On June 9, 2022, the New York Times published an article reporting that federal prosecutors are investigating whether Wells Fargo violated federal laws by conducting fake job interviews in order to meet the Company’s Diverse Search Requirement.

 

Also on June 9, 2022, Wells Fargo issued a press release in response to the New York Times articles, confirming that the company had “temporarily paused the use of its diverse slate guidelines” and that during the pause, the company will be “conducting a review so that hiring managers, senior leaders and recruiters fully understand how the guidelines should be implemented – and so we can have confidence that our guidelines live up to the promise.” (It should be noted that in its June 9 press release Wells Fargo set out its extensive efforts and accomplishments relating to diversifying its work force.) According to the complaint, following these disclosures, the company’s share price declined over 8%.

 

The Lawsuit

On June 28, 2022, a plaintiff shareholder filed a securities class action in the Northern District of California against Wells Fargo and certain of its directors and officers. The complaint purports to be filed on behalf of investors who purchased the company’s shares between February 21, 2021 and June 9, 2022.

 

The complaint alleges that during the class period the defendants made false or misleading statemets or failed to disclose that: “(i) Wells Fargo had misrepresented its commitment to diversity in the company’s workplace; (ii) Wells Fargo conducted fake job interviews in order to meet its Diverse Search Requirement; (iii) the foregoing conduct subjected Wells Fargo to an increased risk of regulatory and/or governmental scrutiny and enforcement action, including criminal charges; (iv) all of the foregoing, once revealed, was likely to negatively impact Wells Fargo’s reputation; and (v) as a result, the Company’s public statements were materially false and misleading at all relevant times.”

 

The complaint alleges that the defendants violated Sections 10(b) and 20(a) of the Securities Exchange Act of 1934 and Rule 10b-5 thereunder.

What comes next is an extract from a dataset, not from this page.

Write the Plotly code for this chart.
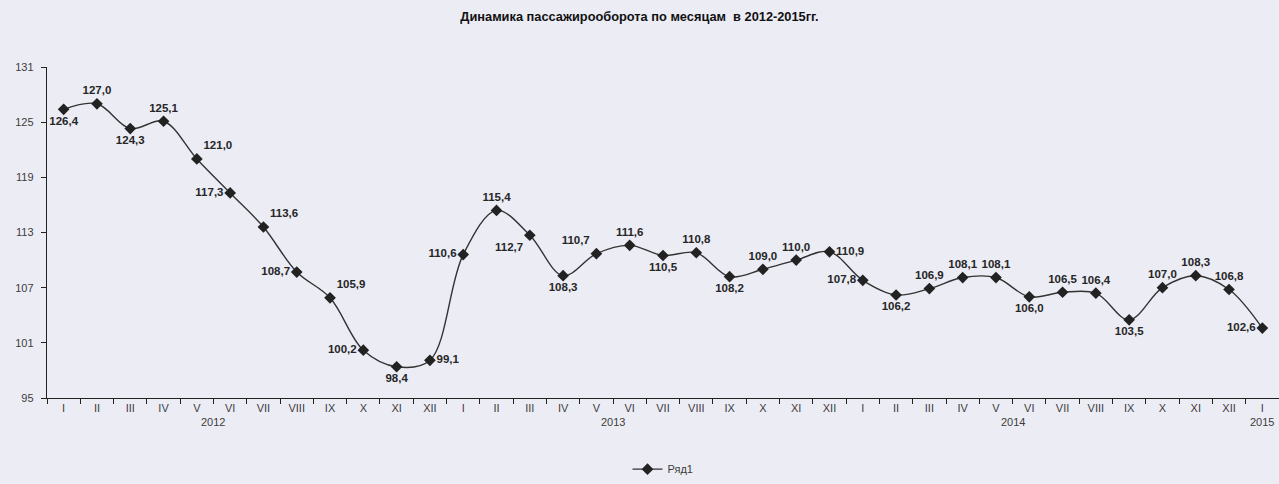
import plotly.graph_objects as go

# ---- data ----
months = ["I", "II", "III", "IV", "V", "VI", "VII", "VIII", "IX", "X", "XI", "XII"]
years = ["2012", "2013", "2014", "2015"]
month_labels = months * 3 + ["I"]
values = [126.4, 127.0, 124.3, 125.1, 121.0, 117.3, 113.6, 108.7, 105.9, 100.2, 98.4, 99.1,
          110.6, 115.4, 112.7, 108.3, 110.7, 111.6, 110.5, 110.8, 108.2, 109.0, 110.0, 110.9,
          107.8, 106.2, 106.9, 108.1, 108.1, 106.0, 106.5, 106.4, 103.5, 107.0, 108.3, 106.8,
          102.6]
series_name = "Ряд1"
title_text = "Динамика пассажирооборота по месяцам  в 2012-2015гг."
y_ticks = [95, 101, 107, 113, 119, 125, 131]

# label placement (style)
label_pos = ["bottom center", "top center", "bottom center", "top center", "top right", "middle left",
             "top right", "middle left", "top right", "middle left", "bottom center", "middle right",
             "middle left", "top center", "bottom left", "bottom center", "top left", "top center",
             "bottom center", "top center", "bottom center", "top center", "top center", "middle right",
             "middle left", "bottom center", "top center", "top center", "top center", "bottom center",
             "top center", "top center", "bottom center", "top center", "top center", "top center",
             "middle left"]

x_idx = list(range(len(values)))
texts = [f"{v:.1f}".replace(".", ",") for v in values]

FONT = "Liberation Sans, Arial, sans-serif"
INK = "#262626"
TICK_INK = "#3c3c3c"
bg = "#ececf5"

fig = go.Figure()
fig.add_trace(go.Scatter(
    x=x_idx, y=values, name=series_name,
    mode="lines+markers+text",
    line=dict(color="#333333", width=1.4, shape="spline", smoothing=1.0),
    marker=dict(symbol="diamond", size=9, color="#222222"),
    text=texts, textposition=label_pos,
    textfont=dict(family=FONT, size=11.5, color=INK, weight="bold"),
    cliponaxis=False,
))

# year group labels (Excel multi-level category axis)
year_pos = [4.5, 16.5, 28.5, 36]
for yr, xp in zip(years, year_pos):
    fig.add_annotation(x=xp, y=0, xref="x", yref="paper", text=yr, showarrow=False,
                       yanchor="top", yshift=-16, font=dict(family=FONT, size=11, color=TICK_INK))

fig.update_layout(
    width=1279, height=484,
    paper_bgcolor=bg, plot_bgcolor=bg,
    margin=dict(l=47, r=0, t=67, b=84),
    title=dict(text=f"<b>{title_text}</b>", x=0.5, xanchor="center", y=1 - 17 / 484, yanchor="middle",
               font=dict(family=FONT, size=12.8, color="#111")),
    showlegend=True,
    legend=dict(orientation="h", x=0.5, xanchor="center", y=-0.215, yanchor="middle",
                font=dict(family=FONT, size=11, color=TICK_INK), bgcolor="rgba(0,0,0,0)"),
    xaxis=dict(range=[-0.5, len(values) - 0.5], tickmode="array", tickvals=x_idx, ticktext=month_labels,
               ticks="", showgrid=False, zeroline=False, showline=True, linecolor="#222", linewidth=1.4,
               tickfont=dict(family=FONT, size=11, color=TICK_INK),
               minor=dict(ticks="outside", tick0=-0.5, dtick=1, ticklen=5, tickcolor="#222", showgrid=False)),
    yaxis=dict(range=[95, 131], tickmode="array", tickvals=y_ticks, ticks="outside", ticklen=5,
               tickcolor="#222", showgrid=False, zeroline=False, showline=True, linecolor="#222",
               linewidth=1.4, ticklabelstandoff=5, tickfont=dict(family=FONT, size=11, color=TICK_INK)),
)

fig.write_html("out.html", config={"displayModeBar": False},
               post_script="document.body.style.margin='0';document.body.style.background='%s';" % bg)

The complaint seeks to recover damages on behalf of the plaintiff class.

 

Discussion

Although, as I have noted previously on this site, there is no consensus about what the “S” in ESG stands for, most speakers usually are referring to Diversity, Equity & Inclusion (DEI) practices. In response to developments in recent years, many companies have adopted proactive DEI practices, and companies that have not face pressure and scrutiny from investors (including institutional investors) and activists, among others.

 

However, the recent case filed against Wells Fargo shows that companies that adopt and publicly disclose DEI programs may also face scrutiny and investor concerns. At a minimum, and arguably similar to any other practice or policy a company publicly adopts, the company faces the risk of execution error, when actual events do not measure up to the announced practice or policy. Similarly, a company publicly adopting DEI policies (and potentially any other practice under the Social heading of ESG) also runs the risk of falling short of stated goals or failing to measure up to its own principles or policies.

 

The point here is that while there is a general perception that companies that fail to address ESG issues may face investor pressure and even litigation risk, there may be insufficient appreciation that companies that are proactive and that take ESG-motived actions or adopt ESG-oriented policies could still face investor scrutiny, pressure, and even litigation.

 

I emphasize this point because it is important context for the current discussion in the D&O industry about whether companies with proactive ESG policies make better D&O risks and should receive advantageous terms. It is not enough that companies are proactive on ESG issues; they must also effectively execute their policies and meet their targets. In other words, there are still ESG-related litigation risks associated with companies that are proactive on ESG issues; the risks are just of a different kind than the risks associated with a company that is not proactive. Before all is said and done, I suspect there could be plenty of claims involving both types of risk.